Likewise, when someone who has bleated long and loud about the need for high moral standards gets caught engaging in keyboard-assisted frottage, it does not mean that there are no high moral standards. It means that in addition to his other failings, he’s a hypocrite.

There are worse sins.

None so juicy, though. Nothing relieves our own throbbing consciences like the exposure of hypocrisy in high places, but this doesn’t reflect well on us. Indignation over hypocrisy is an adolescent emotion. It supposes no one should honor a higher ideal in words unless one follows it in every deed; it holds out hypocrisy as a sin greater than the actual transgression.

Many on the left, for example, grind their teeth at the mention of “family values” because they think it really means Promise Keepers in feed-store caps beating their pregnant wives with Bibles; or happy, shiny people who always keep a sack of rocks handy in case it becomes legal to stone gays. “Family values” is a rather indistinct concept, and even the people who use the phrase don’t quite know what it means, but let one Republican be caught in a motel getting paddled by a bored call girl dressed up like a U.N. peacekeeper, and the cawing begins: So much for family values!
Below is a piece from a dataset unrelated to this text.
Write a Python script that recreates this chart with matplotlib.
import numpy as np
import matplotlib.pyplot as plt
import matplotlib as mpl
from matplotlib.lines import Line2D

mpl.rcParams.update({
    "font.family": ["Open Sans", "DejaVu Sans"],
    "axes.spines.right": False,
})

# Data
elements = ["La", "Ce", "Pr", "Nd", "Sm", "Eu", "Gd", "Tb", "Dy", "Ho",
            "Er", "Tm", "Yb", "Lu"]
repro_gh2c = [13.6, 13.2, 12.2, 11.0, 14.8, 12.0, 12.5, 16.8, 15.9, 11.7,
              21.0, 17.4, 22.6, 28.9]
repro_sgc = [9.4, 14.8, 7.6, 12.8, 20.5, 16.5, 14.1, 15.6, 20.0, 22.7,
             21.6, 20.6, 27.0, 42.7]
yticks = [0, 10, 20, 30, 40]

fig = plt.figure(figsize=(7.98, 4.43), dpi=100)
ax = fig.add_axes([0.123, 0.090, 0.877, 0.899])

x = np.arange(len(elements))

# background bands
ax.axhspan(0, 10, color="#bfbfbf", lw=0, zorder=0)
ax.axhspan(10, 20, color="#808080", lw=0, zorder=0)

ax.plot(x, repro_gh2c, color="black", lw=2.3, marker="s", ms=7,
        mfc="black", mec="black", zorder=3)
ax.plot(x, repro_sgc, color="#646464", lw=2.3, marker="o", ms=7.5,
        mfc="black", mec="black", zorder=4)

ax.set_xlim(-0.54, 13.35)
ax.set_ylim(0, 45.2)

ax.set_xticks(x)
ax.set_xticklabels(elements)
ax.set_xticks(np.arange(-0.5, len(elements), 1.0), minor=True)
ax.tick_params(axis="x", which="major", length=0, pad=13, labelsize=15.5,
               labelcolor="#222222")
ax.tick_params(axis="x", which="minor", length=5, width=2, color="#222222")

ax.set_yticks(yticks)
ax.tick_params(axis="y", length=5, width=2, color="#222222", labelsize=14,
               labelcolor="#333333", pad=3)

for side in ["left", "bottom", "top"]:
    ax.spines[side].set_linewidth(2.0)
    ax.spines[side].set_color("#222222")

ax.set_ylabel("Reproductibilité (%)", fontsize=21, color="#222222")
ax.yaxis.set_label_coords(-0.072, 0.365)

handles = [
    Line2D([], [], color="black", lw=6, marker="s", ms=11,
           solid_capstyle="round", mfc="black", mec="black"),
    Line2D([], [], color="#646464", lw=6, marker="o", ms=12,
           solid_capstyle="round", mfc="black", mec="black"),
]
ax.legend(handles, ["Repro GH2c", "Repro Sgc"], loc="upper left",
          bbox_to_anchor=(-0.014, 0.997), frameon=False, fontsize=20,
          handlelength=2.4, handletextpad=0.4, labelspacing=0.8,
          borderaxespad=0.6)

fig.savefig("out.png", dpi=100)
Just because some people fail to live up to particular ideas doesn’t mean those ideas aren’t important. Getting caught doing something you said was wrong doesn’t mean it’s really right.

We’re all fallible mortals down here, but that doesn’t mean no one can offer opinions about how we best might live. There are higher ideals that transcend the clay-footed stumblings of the people who speak in their name. A qualified hurrah for hypocrisy, then.

None of this applies to Rep. Foley, incidentally. Creep.